The National Pension Fund (NPF) is projected to grow enormously beyond the depth of the capital market in Korea. Future developments in the fund size raise concerns over the current management’s capability to handle the huge amount of domestic investments and its expertise required for diversification into overseas investment.
There have been discussions for reforming the NPF governance with an emphasis on the need for increasing the rate of return on investment. However, the previous attempts to reform governance have been futile owing to prevailing distrust in the financial experts who will control pension funds.

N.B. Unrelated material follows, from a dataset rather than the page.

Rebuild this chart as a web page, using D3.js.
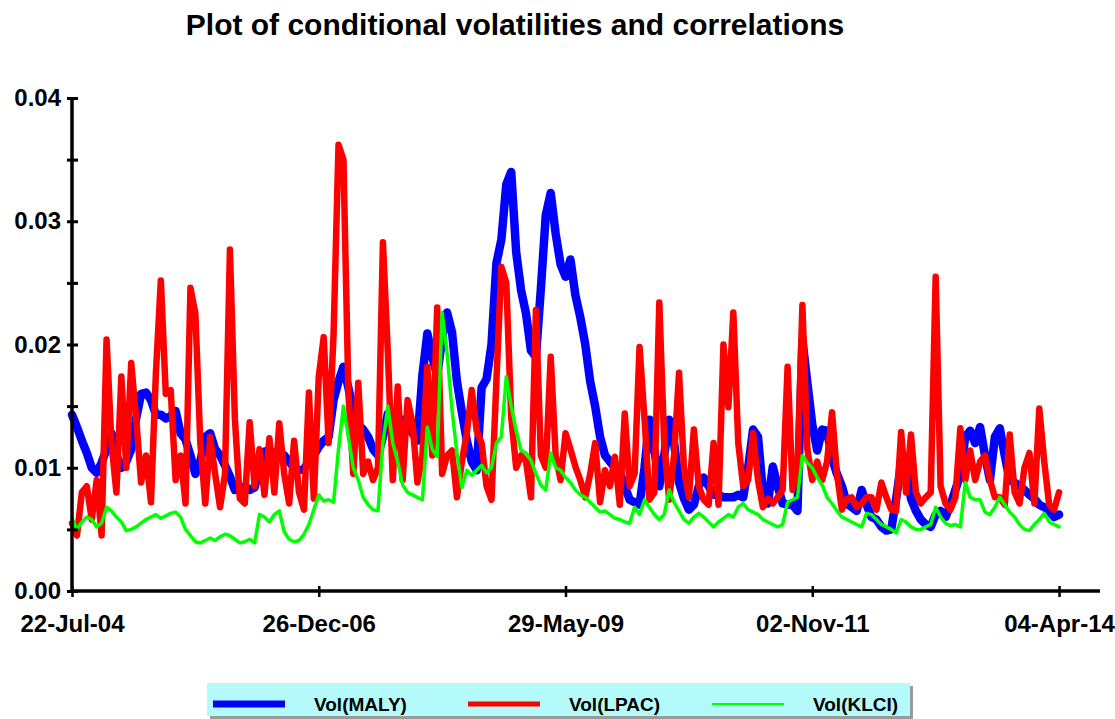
<!DOCTYPE html>
<html>
<head>
<meta charset="utf-8">
<script src="https://cdn.jsdelivr.net/npm/d3@7"></script>
<style>
  body { margin: 0; background: #fff; }
  text { font-family: "Liberation Sans", Arial, sans-serif; font-weight: bold; }
</style>
</head>
<body>
<div id="chart"></div>
<script>
// x tick labels (observation index -> date)
var tickIdx = [0, 50, 100, 150, 200];
var tickDates = ["22-Jul-04", "26-Dec-06", "29-May-09", "02-Nov-11", "04-Apr-14"];
var seriesNames = ["Vol(MALY)", "Vol(LPAC)", "Vol(KLCI)"];

// conditional volatilities (201 samples each)
var volMALY = [
  0.0143,0.0133,0.0122,0.0112,0.0100,0.0096,0.0104,0.0115,0.0128,0.0110,
  0.0100,0.0105,0.0115,0.0140,0.0160,0.0161,0.0155,0.0143,0.0143,0.0140,
  0.0142,0.0146,0.0128,0.0123,0.0110,0.0095,0.0105,0.0125,0.0128,0.0115,
  0.0110,0.0102,0.0093,0.0082,0.0083,0.0085,0.0082,0.0084,0.0100,0.0113,
  0.0114,0.0112,0.0112,0.0110,0.0105,0.0100,0.0098,0.0099,0.0105,0.0110,
  0.0117,0.0122,0.0125,0.0155,0.0170,0.0182,0.0165,0.0145,0.0135,0.0131,
  0.0125,0.0115,0.0110,0.0125,0.0144,0.0136,0.0139,0.0139,0.0135,0.0128,
  0.0122,0.0175,0.0209,0.0190,0.0175,0.0205,0.0226,0.0210,0.0170,0.0145,
  0.0122,0.0105,0.0098,0.0165,0.0172,0.0200,0.0266,0.0285,0.0330,0.0340,
  0.0275,0.0244,0.0225,0.0195,0.0190,0.0245,0.0305,0.0323,0.0290,0.0265,
  0.0255,0.0269,0.0240,0.0222,0.0200,0.0170,0.0150,0.0125,0.0110,0.0105,
  0.0100,0.0096,0.0085,0.0074,0.0072,0.0070,0.0100,0.0139,0.0115,0.0085,
  0.0110,0.0139,0.0120,0.0088,0.0075,0.0066,0.0070,0.0085,0.0092,0.0085,
  0.0078,0.0078,0.0076,0.0076,0.0076,0.0078,0.0076,0.0100,0.0131,0.0125,
  0.0080,0.0071,0.0101,0.0085,0.0071,0.0070,0.0070,0.0065,0.0204,0.0169,
  0.0135,0.0114,0.0131,0.0130,0.0108,0.0095,0.0085,0.0071,0.0068,0.0065,
  0.0082,0.0070,0.0060,0.0058,0.0052,0.0049,0.0050,0.0075,0.0104,0.0102,
  0.0075,0.0065,0.0058,0.0054,0.0052,0.0062,0.0065,0.0060,0.0070,0.0082,
  0.0095,0.0125,0.0130,0.0120,0.0133,0.0110,0.0090,0.0125,0.0132,0.0110,
  0.0090,0.0088,0.0085,0.0082,0.0078,0.0075,0.0070,0.0068,0.0065,0.0060,
  0.0062
];
var volLPAC = [
  0.0055,0.0045,0.0080,0.0085,0.0058,0.0090,0.0045,0.0204,0.0120,0.0080,
  0.0174,0.0100,0.0185,0.0140,0.0088,0.0110,0.0072,0.0177,0.0252,0.0160,
  0.0163,0.0090,0.0110,0.0071,0.0246,0.0225,0.0120,0.0071,0.0125,0.0095,
  0.0068,0.0095,0.0277,0.0140,0.0075,0.0071,0.0137,0.0085,0.0115,0.0078,
  0.0124,0.0080,0.0136,0.0095,0.0071,0.0122,0.0080,0.0066,0.0161,0.0075,
  0.0174,0.0206,0.0120,0.0208,0.0362,0.0350,0.0161,0.0095,0.0169,0.0095,
  0.0105,0.0090,0.0100,0.0283,0.0193,0.0090,0.0166,0.0090,0.0155,0.0136,
  0.0088,0.0110,0.0182,0.0110,0.0230,0.0095,0.0110,0.0114,0.0076,0.0105,
  0.0128,0.0163,0.0130,0.0120,0.0085,0.0074,0.0171,0.0263,0.0250,0.0141,
  0.0100,0.0110,0.0105,0.0076,0.0228,0.0110,0.0100,0.0190,0.0110,0.0090,
  0.0128,0.0115,0.0101,0.0090,0.0076,0.0095,0.0120,0.0072,0.0098,0.0085,
  0.0109,0.0070,0.0144,0.0085,0.0095,0.0198,0.0140,0.0074,0.0080,0.0234,
  0.0120,0.0074,0.0110,0.0177,0.0100,0.0076,0.0131,0.0085,0.0074,0.0070,
  0.0120,0.0070,0.0200,0.0149,0.0226,0.0120,0.0085,0.0090,0.0128,0.0090,
  0.0068,0.0075,0.0071,0.0076,0.0082,0.0182,0.0082,0.0100,0.0232,0.0115,
  0.0090,0.0105,0.0090,0.0105,0.0145,0.0095,0.0066,0.0075,0.0076,0.0068,
  0.0071,0.0076,0.0076,0.0066,0.0088,0.0076,0.0066,0.0065,0.0129,0.0080,
  0.0127,0.0080,0.0071,0.0076,0.0080,0.0255,0.0085,0.0071,0.0066,0.0076,
  0.0132,0.0090,0.0114,0.0090,0.0105,0.0110,0.0090,0.0076,0.0076,0.0070,
  0.0127,0.0080,0.0071,0.0100,0.0112,0.0071,0.0148,0.0105,0.0070,0.0066,
  0.0080
];
var volKLCI = [
  0.0059,0.0050,0.0056,0.0060,0.0058,0.0052,0.0055,0.0068,0.0065,0.0060,
  0.0056,0.0049,0.0050,0.0052,0.0055,0.0058,0.0060,0.0062,0.0059,0.0061,
  0.0063,0.0064,0.0060,0.0050,0.0045,0.0040,0.0039,0.0041,0.0043,0.0041,
  0.0044,0.0046,0.0045,0.0042,0.0039,0.0040,0.0042,0.0039,0.0062,0.0060,
  0.0056,0.0062,0.0065,0.0048,0.0042,0.0040,0.0041,0.0046,0.0054,0.0066,
  0.0078,0.0073,0.0074,0.0072,0.0115,0.0150,0.0125,0.0100,0.0090,0.0076,
  0.0070,0.0066,0.0065,0.0120,0.0150,0.0120,0.0105,0.0086,0.0080,0.0078,
  0.0076,0.0074,0.0133,0.0115,0.0109,0.0226,0.0193,0.0147,0.0112,0.0084,
  0.0098,0.0094,0.0098,0.0102,0.0096,0.0100,0.0120,0.0125,0.0174,0.0150,
  0.0130,0.0114,0.0112,0.0106,0.0095,0.0086,0.0082,0.0112,0.0100,0.0098,
  0.0092,0.0088,0.0082,0.0078,0.0076,0.0072,0.0068,0.0064,0.0065,0.0062,
  0.0059,0.0058,0.0056,0.0055,0.0068,0.0062,0.0074,0.0068,0.0062,0.0058,
  0.0062,0.0082,0.0072,0.0065,0.0058,0.0055,0.0060,0.0063,0.0060,0.0056,
  0.0052,0.0056,0.0059,0.0062,0.0060,0.0068,0.0071,0.0066,0.0064,0.0062,
  0.0058,0.0056,0.0054,0.0052,0.0054,0.0072,0.0074,0.0076,0.0110,0.0104,
  0.0100,0.0092,0.0086,0.0076,0.0071,0.0065,0.0060,0.0058,0.0056,0.0054,
  0.0052,0.0063,0.0062,0.0058,0.0054,0.0052,0.0050,0.0047,0.0058,0.0056,
  0.0052,0.0050,0.0050,0.0052,0.0054,0.0068,0.0060,0.0055,0.0053,0.0054,
  0.0052,0.0088,0.0076,0.0074,0.0074,0.0064,0.0062,0.0068,0.0076,0.0070,
  0.0064,0.0060,0.0054,0.0050,0.0049,0.0054,0.0058,0.0063,0.0056,0.0054,
  0.0052
];

var svgWidth = 1115;
var svgHeight = 719;

var margin = { top: 98, right: 15, bottom: 128, left: 72 };
var width = svgWidth - margin.left - margin.right;
var height = svgHeight - margin.top - margin.bottom;

var svg = d3.select("#chart")
  .append("svg")
  .attr("width", svgWidth)
  .attr("height", svgHeight);

svg.append("rect").attr("width", svgWidth).attr("height", svgHeight).attr("fill", "#fff");

// title
svg.append("text")
  .attr("x", 515)
  .attr("y", 35)
  .attr("text-anchor", "middle")
  .attr("font-size", "30px")
  .text("Plot of conditional volatilities and correlations");

var chartGroup = svg.append("g")
  .attr("transform", `translate(${margin.left}, ${margin.top})`);

// x axis runs a bit past the last observation
var xScale = d3.scaleLinear()
  .domain([0, 208.3])
  .range([0, width]);

var yScale = d3.scaleLinear()
  .domain([0, 0.04])
  .range([height, 0]);

// series, drawn blue, red then green on top
var series = [
  { values: volMALY, color: "#0000ff", w: 8.5 },
  { values: volLPAC, color: "#ff0000", w: 6.5 },
  { values: volKLCI, color: "#00ff00", w: 3.5 }
];

var line = d3.line()
  .x((d, i) => xScale(i))
  .y(d => yScale(d));

series.forEach(function(s) {
  chartGroup.append("path")
    .datum(s.values)
    .attr("fill", "none")
    .attr("stroke", s.color)
    .attr("stroke-width", s.w)
    .attr("stroke-linejoin", "round")
    .attr("stroke-linecap", "round")
    .attr("d", line);
});

// y axis: major ticks labelled, half ticks unlabelled
var yAxis = d3.axisLeft(yScale)
  .tickValues(d3.range(0, 0.0401, 0.005))
  .tickSize(5)
  .tickFormat(d => (Math.round(d * 1000) % 10 === 0) ? d3.format(".2f")(d) : "");

var yG = chartGroup.append("g").call(yAxis);
yG.select(".domain").attr("stroke", "#000").attr("stroke-width", 3.5).attr("d", `M0,0V${height}`);
yG.selectAll(".tick line").attr("x1", 6).attr("stroke-width", 3);
yG.selectAll(".tick text")
  .attr("x", -11)
  .attr("font-size", "24px")
  .attr("font-family", "Liberation Sans, Arial, sans-serif")
  .attr("fill", "#000");

// x axis
var xAxis = d3.axisBottom(xScale)
  .tickValues(tickIdx)
  .tickSize(6)
  .tickFormat((d, i) => tickDates[i]);

var xG = chartGroup.append("g")
  .attr("transform", `translate(0, ${height})`)
  .call(xAxis);
xG.select(".domain").attr("stroke", "#000").attr("stroke-width", 3.5).attr("d", `M0,0H${width}`);
xG.selectAll(".tick line").attr("y1", -5).attr("stroke-width", 2.5);
xG.selectAll(".tick text")
  .attr("y", 24)
  .attr("font-size", "24px")
  .attr("font-family", "Liberation Sans, Arial, sans-serif")
  .attr("fill", "#000");

// legend
var legend = svg.append("g").attr("transform", "translate(207, 683)");
legend.append("rect")
  .attr("x", 3).attr("y", 3)
  .attr("width", 703).attr("height", 33)
  .attr("fill", "#9a9a9a");
legend.append("rect")
  .attr("width", 703).attr("height", 33)
  .attr("fill", "#b4fafa");

var legendX = [6, 261, 505];
seriesNames.forEach(function(name, i) {
  legend.append("line")
    .attr("x1", legendX[i]).attr("x2", legendX[i] + 72)
    .attr("y1", 21).attr("y2", 21)
    .attr("stroke", series[i].color)
    .attr("stroke-width", series[i].w - 1.5);
  legend.append("text")
    .attr("x", legendX[i] + 101)
    .attr("y", 28)
    .attr("font-size", "19px")
    .text(name);
});
</script>
</body>
</html>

To advance the reform discussion further, it would be necessary to first establish the principles in designing pension fund governance structure. Above all, the top-notch financiers should be employed to achieve an optimal combination of risk and return in pension fund portfolio, but the set of the optimal combinations should be given beforehand from the highest level of governance. At the same time, the concerns over the potential conflict of interest among the fiduciaries should be adequately addressed by implementing a strong accountability framework.
One way to ensuring accountability is to set the long-term fiscal target of the National Pension Service (NPS). The long-term investment return of the Fund derived from the long-term fiscal target should provide the fund managers a clear mandate that guides their investment strategies. Hence, setting the fiscal target, which provides a link between the pension system and the pension fund governance, may be the first step to advancing the governance structure of the National Pension Fund.
A major overhaul of the Committee is also necessary. A new governing body independent of the government and the NPS, and consisting of the members having professional experiences and appropriate expertise should be established to control and oversee fund management effectively.
Finally, the governing body and the management have to be subject to regular external audit. As the duties and liabilities of the fiduciaries are statutory, the board members need be granted a legal authority to evaluate the staff and provide them a proper incentive for better performance.